17 January 2020

High Blood Pressure in Cats – the Silent Killer

Claire Smith, Vet

Did you know? Around 1 in 6 cats over the age of seven years suffer from hypertension (high blood pressure) and this can have serious consequences for their health. Cats are masters of secrecy and often will not show overt signs of hypertension until the disease has progressed quite far; for example, once they have severe heart disease or become blind. 

High blood pressure causes damage to the small blood vessels which can be irreversible. The organs most affected by this damage are the eyes, heart, brain and kidneys. By looking at the retinas at the back of the eyes, we can see if the blood vessels look engorged or have small ruptures. Half of cats with high blood pressure will have a degree of retinal damage, but this can be reversed if the process is caught early enough. Cats rely heavily on their vision and some cats with hypertension will start to behave abnormally at home due to visual changes, but this could also be related to damaged blood vessels in the brain.

The most common cause of hypertension is chronic kidney disease. It is estimated that a quarter of cats with renal disease have high blood pressure too. There are also strong links between hyperthyroidism (overactive thyroid glands) and hypertension. 

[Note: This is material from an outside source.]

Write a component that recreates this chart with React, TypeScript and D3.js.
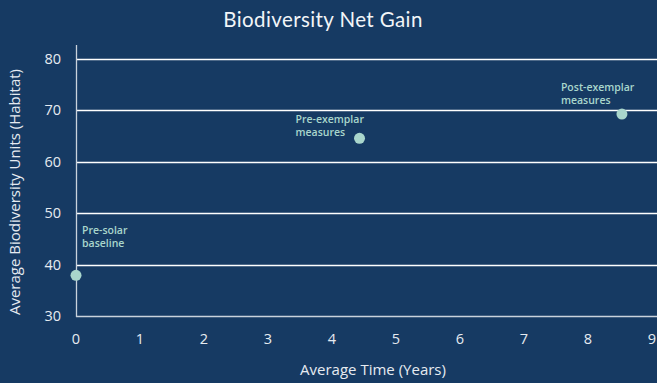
import React from "react";
import * as d3 from "d3";

const W = 657;
const H = 383;

// Data
const stageNames = ["Pre-solar baseline", "Pre-exemplar measures", "Post-exemplar measures"];
const years = [0, 4.43, 8.53];
const habitatUnits = [37.9, 64.5, 69.2];
const xTicks = [0, 1, 2, 3, 4, 5, 6, 7, 8, 9];
const yTicks = [30, 40, 50, 60, 70, 80];

// Label placement relative to each point (dx, dy of first line baseline)
const labelOffsets: [number, number][] = [
  [6, -41],
  [-64, -15],
  [-61, -23],
];

const BG = "#163a63";
const POINT = "#a9d6cc";
const TEXT = "#e6ebf1";

export default function App() {
  const x = d3.scaleLinear().domain([0, 9]).range([76, 652]);
  const y = d3.scaleLinear().domain([30, 80]).range([316, 58.5]);

  const points = years.map((t, i) => ({ t, v: habitatUnits[i], name: stageNames[i] }));
  const splitName = (s: string) => {
    const idx = s.lastIndexOf(" ");
    return [s.slice(0, idx), s.slice(idx + 1)];
  };

  return (
    <svg
      width={W}
      height={H}
      style={{ position: "absolute", left: 0, top: 0, display: "block" }}
    >
      <rect x={0} y={0} width={W} height={H} fill={BG} />
      <text
        x={323}
        y={27}
        textAnchor="middle"
        fill="#f2f5f8"
        fontFamily="Lato, 'Open Sans', sans-serif"
        fontSize={20.5}
        letterSpacing={0.4}
      >
        Biodiversity Net Gain
      </text>

      {/* horizontal grid */}
      {yTicks.map((t) => (
        <line
          key={"g" + t}
          x1={x(0)}
          x2={W}
          y1={Math.round(y(t)) + 0.5}
          y2={Math.round(y(t)) + 0.5}
          stroke={t === 30 ? "#c9d2dc" : "#ffffff"}
          strokeWidth={1.3}
        />
      ))}
      {/* y axis line */}
      <line x1={76.5} x2={76.5} y1={45} y2={Math.round(y(30)) + 1} stroke="#c9d2dc" strokeWidth={1.3} />

      {/* y tick labels */}
      {yTicks.map((t) => (
        <text
          key={"yl" + t}
          x={61}
          y={y(t) + 5}
          textAnchor="end"
          fill={TEXT}
          fontFamily="'Open Sans', sans-serif"
          fontSize={14.5}
        >
          {t}
        </text>
      ))}
      {/* x tick labels */}
      {xTicks.map((t) => (
        <text
          key={"xl" + t}
          x={x(t)}
          y={344}
          textAnchor="middle"
          fill={TEXT}
          fontFamily="'Open Sans', sans-serif"
          fontSize={14.5}
        >
          {t}
        </text>
      ))}

      {/* axis titles */}
      <text
        x={373}
        y={375}
        textAnchor="middle"
        fill={TEXT}
        fontFamily="'Open Sans', sans-serif"
        fontSize={15}
      >
        Average Time (Years)
      </text>
      <text
        transform={`translate(20, 192) rotate(-90)`}
        textAnchor="middle"
        fill={TEXT}
        fontFamily="'Open Sans', sans-serif"
        fontSize={15}
      >
        Average Biodiversity Units (Habitat)
      </text>

      {/* points */}
      {points.map((p, i) => (
        <circle key={"p" + i} cx={x(p.t)} cy={y(p.v)} r={5.5} fill={POINT} />
      ))}

      {/* annotations */}
      {points.map((p, i) => {
        const [l1, l2] = splitName(p.name);
        const [dx, dy] = labelOffsets[i];
        const lx = x(p.t) + dx;
        const ly = y(p.v) + dy;
        return (
          <text
            key={"a" + i}
            fill={POINT}
            fontFamily="'Open Sans', sans-serif"
            fontSize={10.5}
            fontWeight={600}
          >
            <tspan x={lx} y={ly}>{l1}</tspan>
            <tspan x={lx} y={ly + 13}>{l2}</tspan>
          </text>
        );
      })}
    </svg>
  );
}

Luckily, at Beacon View Vets in Sandwich we have the resources and time available to check the blood pressure and eyes of every cat over the age of 7 years that comes in for a health check, during our nose to tail examination. Blood pressure measurement is a painless and stress-free procedure that takes only a few minutes.

Depending on the average blood pressure reading, the treatment recommendations vary. If your cat has normal blood pressure, then we would advise an annual check up. If they have very mildly elevated blood pressure then we may recommend repeated measurement every 3-6 months. If their blood pressure is high enough to be causing damage to organs and small blood vessels then we will recommend starting treatment. Of course, this will all be discussed with you at the time.

Management of feline hypertension focuses on two main aims. Firstly, we will prescribe medication that acts to lower the blood pressure to an acceptable range and prevent further damage. Secondly, we search for any other underlying diseases that may be linked to high blood pressure such as kidney disease and overactive thyroid glands. With medication and regular checks, the outlook is very good and most cats will eat the medication as if it were a treat!